The 2018 photo of the Lampedusa boat graveyard on land is, by contrast, on a dramatically remote point on a cliff of the island’s western edge that you would call uninhabited were it not for the inaccessible military base fenced off behind it. 

 
The Boat Graveyard, in contrast with the same location at right. Lampedusa, Italy; November 2016. © Pamela Kerpius

The Boat Graveyard, in contrast with the same location at right. Lampedusa, Italy; November 2016. © Pamela Kerpius

As seen in the New York Times: Lampedusa, Italy, in 2018. Kyodo, via Associated Press.

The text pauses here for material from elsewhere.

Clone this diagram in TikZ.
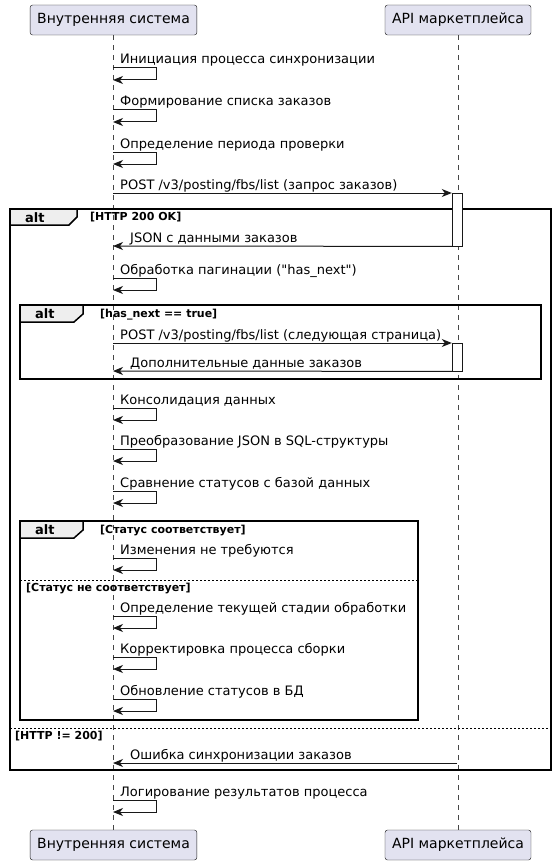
\documentclass[tikz,border=0pt]{standalone}
\usepackage{fontspec}
\setmainfont{DejaVu Sans}
\usetikzlibrary{arrows.meta,positioning}
\definecolor{partfill}{HTML}{E2E2F0}
\definecolor{uml}{HTML}{181818}
\definecolor{tabfill}{HTML}{EEEEEE}
\tikzset
{
    participant/.style = {rectangle, rounded corners=2.5pt, draw=uml, fill=partfill, minimum height=30pt, inner xsep=7pt, font=\fontsize{14}{16}\selectfont},
    lifeline/.style    = {draw=uml!80, dash pattern=on 5pt off 5pt, line width=0.5pt},
    msg/.style         = {anchor=base west, inner sep=0pt, font=\fontsize{13}{15}\selectfont},
    arrow/.style       = {draw=uml, line width=1pt, -{Stealth[length=10pt,width=8pt,inset=3pt]}},
    activation/.style  = {rectangle, draw=uml, fill=white, minimum width=10pt, inner sep=0pt, anchor=north},
    frame/.style       = {draw=black, line width=1.5pt},
    tab/.style         = {draw=black, line width=1.5pt, fill=tabfill},
    opname/.style      = {anchor=base west, inner sep=0pt, font=\bfseries\fontsize{13}{15}\selectfont},
    guard/.style       = {anchor=base west, inner sep=0pt, font=\bfseries\fontsize{11}{13}\selectfont},
    separator/.style   = {draw=black, dash pattern=on 2pt off 2pt, line width=0.8pt}
}

\begin{document}
\begin{tikzpicture}[x=1pt, y=-1pt]
	\useasboundingbox (0,0) rectangle (557,864);

	% participants
	\node (sysTop) [participant] at (113.5,20) {Внутренняя система};
	\node (apiTop) [participant] at (458,20) {API маркетплейса};
	\node (sysBot) [participant] at (113.5,845) {Внутренняя система};
	\node (apiBot) [participant] at (458,845) {API маркетплейса};
	\draw [lifeline] (sysTop.south) -- (sysBot.north);
	\draw [lifeline] (apiTop.south) -- (apiBot.north);

	% alt frames
	\draw [frame] (10,209) rectangle (551,770);
	\draw [tab] (10,209) -- (77,209) -- (77,217) -- (69,225) -- (10,225) -- cycle;
	\node (altA) [opname] at (25,222) {alt};
	\node (grdA) [guard] at (90,220) {[HTTP 200 OK]};
	\draw [separator] (10,728) -- (551,728);
	\node (grdA2) [guard] at (15,739) {[HTTP != 200]};

	\draw [frame] (20,305) rectangle (541,379);
	\draw [tab] (20,305) -- (83,305) -- (83,314) -- (74,322) -- (20,322) -- cycle;
	\node (altB) [opname] at (35,318) {alt};
	\node (grdB) [guard] at (100,317) {[has\_next == true]};

	\draw [frame] (20,521) rectangle (418,720);
	\draw [tab] (20,521) -- (83,521) -- (83,530) -- (74,538) -- (20,538) -- cycle;
	\node (altC) [opname] at (35,534) {alt};
	\node (grdC) [guard] at (100,533) {[Статус соответствует]};
	\draw [separator] (20,580) -- (418,580);
	\node (grdC2) [guard] at (26,591) {[Статус не соответствует]};

	% self messages
	\foreach \nm/\yy/\txt in {init/68/Инициация процесса синхронизации,
	                          form/110/Формирование списка заказов,
	                          period/152/Определение периода проверки,
	                          pages/278/Обработка пагинации (\textquotedbl has\_next\textquotedbl),
	                          merge/408/Консолидация данных,
	                          conv/449/Преобразование JSON в SQL-структуры,
	                          cmp/491/Сравнение статусов с базой данных,
	                          same/558/Изменения не требуются,
	                          stage/616/Определение текущей стадии обработки,
	                          fix/657/Корректировка процесса сборки,
	                          upd/699/Обновление статусов в БД,
	                          log/800/Логирование результатов процесса}
	{
		\coordinate (\nm s) at (113,\yy);
		\coordinate (\nm e) at (113,\yy+12);
		\node (\nm) [msg] at (120,\yy-4) {\txt};
		\draw [arrow] (\nm s) -- ++(43,0) |- (\nm e);
	}

	% requests to the API
	\node (act1) [activation, minimum height=53pt] at (457,193) {};
	\coordinate (postS) at (113,193);
	\node (post) [msg] at (120,189) {POST /v3/posting/fbs/list (запрос заказов)};
	\draw [arrow] (postS) -- (act1.north west);
	\coordinate (jsonE) at (113,246);
	\node (json) [msg] at (130,242) {JSON с данными заказов};
	\draw [arrow] (act1.south west) -- (jsonE);

	\node (act2) [activation, minimum height=28pt] at (457,343) {};
	\coordinate (nextS) at (113,343);
	\node (next) [msg] at (120,339) {POST /v3/posting/fbs/list (следующая страница)};
	\draw [arrow] (nextS) -- (act2.north west);
	\coordinate (moreE) at (113,371);
	\node (more) [msg] at (130,367) {Дополнительные данные заказов};
	\draw [arrow] (act2.south west) -- (moreE);

	\coordinate (errS) at (457,763);
	\coordinate (errE) at (113,763);
	\node (err) [msg] at (130,759) {Ошибка синхронизации заказов};
	\draw [arrow] (errS) -- (errE);
\end{tikzpicture}
\end{document}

As seen in the New York Times: Lampedusa, Italy, in 2018. Kyodo, via Associated Press.

 

Many of those boats, in fact, have been abandoned there for years, at least since the fall of 2016 when I made my first visit to it, and likely long before it: by then, the majority of migrants were traveling on inexpensive and unseaworthy rubber rafts from Libya, not wooden fishing vessels as shown in the photograph.
 

These two photos have ostensibly no geographical relation to one another.
 

So there remains a problem of seeing things as they are. And the further we tie ourselves to the current political parlance, the human suffering and succeeding integration complexities will not be alleviated. 
 

It is “an ideological war,” Martello is quoted again at the end. “Europe is divided into two main blocs: One is defending the borders, and the other is actually doing something about the situation.” 
 

But ask him. Ask Martello what he is doing about it, and you will see that his is actually the same border defense tactic with a geographical difference: Hungary closes its borders onsite, Italy just pushes theirs beyond its own shore––to Libya, where all are left behind, out of sight, suffering violence and indignity that Italy and the EU has deigned too sensitive for its privileged eyes to see. 
 

Which isn’t even to say the most obvious of all: migrants are among us anyway. It is our job to help them.
 

This is a humanitarian crisis and it is not over.